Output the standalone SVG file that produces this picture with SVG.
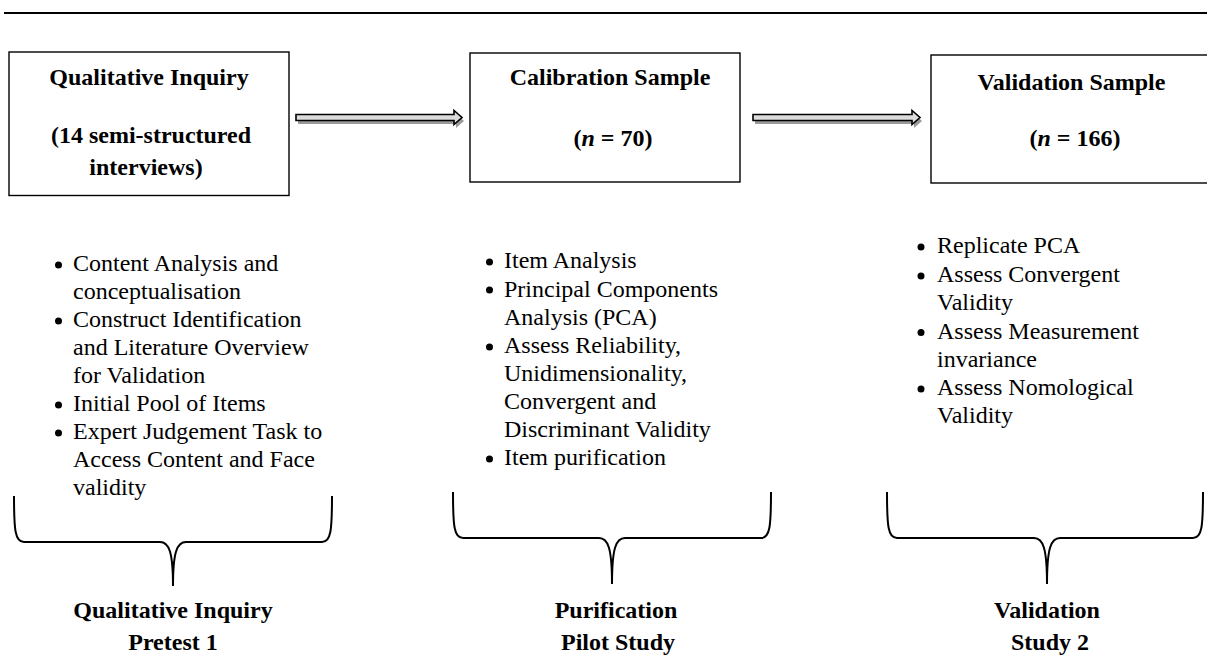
<svg xmlns="http://www.w3.org/2000/svg" width="1207" height="657" viewBox="0 0 1207 657">
<style>
text{font-family:"Liberation Serif","Times New Roman",serif;font-size:24px;fill:#000}
.b{font-weight:bold}
.m{text-anchor:middle}
.box{fill:#fff;stroke:#000;stroke-width:1.4}
.brace{fill:none;stroke:#000;stroke-width:2}
.arr{fill:#dcdcdc;stroke:#000;stroke-width:1.6;stroke-linejoin:miter}
.sh{fill:#9a9a9a}
</style>
<defs>
<polygon id="arrowShape" points="0,-3 -1,-3 0,-3 0,-3"/>
</defs>
<line x1="4" y1="13" x2="1207" y2="13" stroke="#000" stroke-width="2.2"/>

<g id="connectors">
<g id="arrow1">
<polygon class="sh" points="298,118 456,118 456,114 464,121 456,128 456,124 298,124"/>
<polygon class="arr" points="296,114.5 454,114.5 454,110.5 462,117.5 454,124.5 454,120.5 296,120.5"/>
</g>
<g id="arrow2">
<polygon class="sh" points="755,118 914,118 914,114 922,121 914,128 914,124 755,124"/>
<polygon class="arr" points="753,114.5 912,114.5 912,110.5 920,117.5 912,124.5 912,120.5 753,120.5"/>
</g>
</g>

<g id="node-qualitative">
<rect class="box" x="9" y="52" width="280" height="143.5"/>
<text class="b m" x="149" y="85">Qualitative Inquiry</text>
<text class="b m" x="151" y="143">(14 semi-structured</text>
<text class="b m" x="146" y="175">interviews)</text>
</g>

<g id="node-calibration">
<rect class="box" x="470" y="53" width="270" height="129"/>
<text class="b m" x="610" y="85">Calibration Sample</text>
<text class="b m" x="613" y="146">(<tspan font-style="italic">n</tspan> = 70)</text>
</g>

<g id="node-validation">
<rect class="box" x="931" y="55" width="290" height="128"/>
<text class="b m" x="1071.5" y="90">Validation Sample</text>
<text class="b m" x="1075" y="146">(<tspan font-style="italic">n</tspan> = 166)</text>
</g>

<g id="list-qualitative">
<circle cx="58.5" cy="265" r="3.5"/>
<circle cx="58.5" cy="321" r="3.5"/>
<circle cx="58.5" cy="405" r="3.5"/>
<circle cx="58.5" cy="433" r="3.5"/>
<text x="73" y="271">Content Analysis and</text>
<text x="73" y="299">conceptualisation</text>
<text x="73" y="327">Construct Identification</text>
<text x="73" y="355">and Literature Overview</text>
<text x="73" y="383">for Validation</text>
<text x="73" y="411">Initial Pool of Items</text>
<text x="73" y="439">Expert Judgement Task to</text>
<text x="73" y="467">Access Content and Face</text>
<text x="73" y="495">validity</text>
</g>

<g id="list-calibration">
<circle cx="489.5" cy="262" r="3.5"/>
<circle cx="489.5" cy="290" r="3.5"/>
<circle cx="489.5" cy="347" r="3.5"/>
<circle cx="489.5" cy="459" r="3.5"/>
<text x="504" y="268">Item Analysis</text>
<text x="504" y="296.5">Principal Components</text>
<text x="504" y="325">Analysis (PCA)</text>
<text x="504" y="353">Assess Reliability,</text>
<text x="504" y="381">Unidimensionality,</text>
<text x="504" y="409">Convergent and</text>
<text x="504" y="437">Discriminant Validity</text>
<text x="504" y="465">Item purification</text>
</g>

<g id="list-validation">
<circle cx="921" cy="247" r="3.5"/>
<circle cx="921" cy="276" r="3.5"/>
<circle cx="921" cy="332.5" r="3.5"/>
<circle cx="921" cy="389" r="3.5"/>
<text x="937" y="253">Replicate PCA</text>
<text x="937" y="282">Assess Convergent</text>
<text x="937" y="310">Validity</text>
<text x="937" y="338.5">Assess Measurement</text>
<text x="937" y="367">invariance</text>
<text x="937" y="395">Assess Nomological</text>
<text x="937" y="423">Validity</text>
</g>

<g id="brace-1">
<path class="brace" d="M14,496 C14,530 15,542 24,542 L160,542 C169,542 173,552 173,586 C173,552 177,542 186,542 L322,542 C331,542 332,530 332,496"/>
<text class="b m" x="173" y="618">Qualitative Inquiry</text>
<text class="b m" x="173" y="650">Pretest 1</text>
</g>

<g id="brace-2">
<path class="brace" d="M453,492 C453,526 454,538 463,538 L599,538 C608,538 612,548 612,584 C612,548 616,538 625,538 L761,538 C770,538 771,526 771,492"/>
<text class="b m" x="616" y="618">Purification</text>
<text class="b m" x="618" y="650">Pilot Study</text>
</g>

<g id="brace-3">
<path class="brace" d="M887,492 C887,526 888,538 897,538 L1034,538 C1043,538 1047,548 1047,584 C1047,548 1051,538 1060,538 L1193,538 C1202,538 1203,526 1203,492"/>
<text class="b m" x="1047" y="618">Validation</text>
<text class="b m" x="1050" y="650">Study 2</text>
</g>
</svg>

----------------

Output the lines above in full and exactly as given, omitting any pictures.

Output the standalone SVG file that produces this picture with SVG.
<svg xmlns="http://www.w3.org/2000/svg" width="1207" height="657" viewBox="0 0 1207 657">
<style>
text{font-family:"Liberation Serif","Times New Roman",serif;font-size:24px;fill:#000}
.b{font-weight:bold}
.m{text-anchor:middle}
.box{fill:#fff;stroke:#000;stroke-width:1.4}
.brace{fill:none;stroke:#000;stroke-width:2}
.arr{fill:#dcdcdc;stroke:#000;stroke-width:1.6;stroke-linejoin:miter}
.sh{fill:#9a9a9a}
</style>
<defs>
<polygon id="arrowShape" points="0,-3 -1,-3 0,-3 0,-3"/>
</defs>
<line x1="4" y1="13" x2="1207" y2="13" stroke="#000" stroke-width="2.2"/>

<g id="connectors">
<g id="arrow1">
<polygon class="sh" points="298,118 456,118 456,114 464,121 456,128 456,124 298,124"/>
<polygon class="arr" points="296,114.5 454,114.5 454,110.5 462,117.5 454,124.5 454,120.5 296,120.5"/>
</g>
<g id="arrow2">
<polygon class="sh" points="755,118 914,118 914,114 922,121 914,128 914,124 755,124"/>
<polygon class="arr" points="753,114.5 912,114.5 912,110.5 920,117.5 912,124.5 912,120.5 753,120.5"/>
</g>
</g>

<g id="node-qualitative">
<rect class="box" x="9" y="52" width="280" height="143.5"/>
<text class="b m" x="149" y="85">Qualitative Inquiry</text>
<text class="b m" x="151" y="143">(14 semi-structured</text>
<text class="b m" x="146" y="175">interviews)</text>
</g>

<g id="node-calibration">
<rect class="box" x="470" y="53" width="270" height="129"/>
<text class="b m" x="610" y="85">Calibration Sample</text>
<text class="b m" x="613" y="146">(<tspan font-style="italic">n</tspan> = 70)</text>
</g>

<g id="node-validation">
<rect class="box" x="931" y="55" width="290" height="128"/>
<text class="b m" x="1071.5" y="90">Validation Sample</text>
<text class="b m" x="1075" y="146">(<tspan font-style="italic">n</tspan> = 166)</text>
</g>

<g id="list-qualitative">
<circle cx="58.5" cy="265" r="3.5"/>
<circle cx="58.5" cy="321" r="3.5"/>
<circle cx="58.5" cy="405" r="3.5"/>
<circle cx="58.5" cy="433" r="3.5"/>
<text x="73" y="271">Content Analysis and</text>
<text x="73" y="299">conceptualisation</text>
<text x="73" y="327">Construct Identification</text>
<text x="73" y="355">and Literature Overview</text>
<text x="73" y="383">for Validation</text>
<text x="73" y="411">Initial Pool of Items</text>
<text x="73" y="439">Expert Judgement Task to</text>
<text x="73" y="467">Access Content and Face</text>
<text x="73" y="495">validity</text>
</g>

<g id="list-calibration">
<circle cx="489.5" cy="262" r="3.5"/>
<circle cx="489.5" cy="290" r="3.5"/>
<circle cx="489.5" cy="347" r="3.5"/>
<circle cx="489.5" cy="459" r="3.5"/>
<text x="504" y="268">Item Analysis</text>
<text x="504" y="296.5">Principal Components</text>
<text x="504" y="325">Analysis (PCA)</text>
<text x="504" y="353">Assess Reliability,</text>
<text x="504" y="381">Unidimensionality,</text>
<text x="504" y="409">Convergent and</text>
<text x="504" y="437">Discriminant Validity</text>
<text x="504" y="465">Item purification</text>
</g>

<g id="list-validation">
<circle cx="921" cy="247" r="3.5"/>
<circle cx="921" cy="276" r="3.5"/>
<circle cx="921" cy="332.5" r="3.5"/>
<circle cx="921" cy="389" r="3.5"/>
<text x="937" y="253">Replicate PCA</text>
<text x="937" y="282">Assess Convergent</text>
<text x="937" y="310">Validity</text>
<text x="937" y="338.5">Assess Measurement</text>
<text x="937" y="367">invariance</text>
<text x="937" y="395">Assess Nomological</text>
<text x="937" y="423">Validity</text>
</g>

<g id="brace-1">
<path class="brace" d="M14,496 C14,530 15,542 24,542 L160,542 C169,542 173,552 173,586 C173,552 177,542 186,542 L322,542 C331,542 332,530 332,496"/>
<text class="b m" x="173" y="618">Qualitative Inquiry</text>
<text class="b m" x="173" y="650">Pretest 1</text>
</g>

<g id="brace-2">
<path class="brace" d="M453,492 C453,526 454,538 463,538 L599,538 C608,538 612,548 612,584 C612,548 616,538 625,538 L761,538 C770,538 771,526 771,492"/>
<text class="b m" x="616" y="618">Purification</text>
<text class="b m" x="618" y="650">Pilot Study</text>
</g>

<g id="brace-3">
<path class="brace" d="M887,492 C887,526 888,538 897,538 L1034,538 C1043,538 1047,548 1047,584 C1047,548 1051,538 1060,538 L1193,538 C1202,538 1203,526 1203,492"/>
<text class="b m" x="1047" y="618">Validation</text>
<text class="b m" x="1050" y="650">Study 2</text>
</g>
</svg>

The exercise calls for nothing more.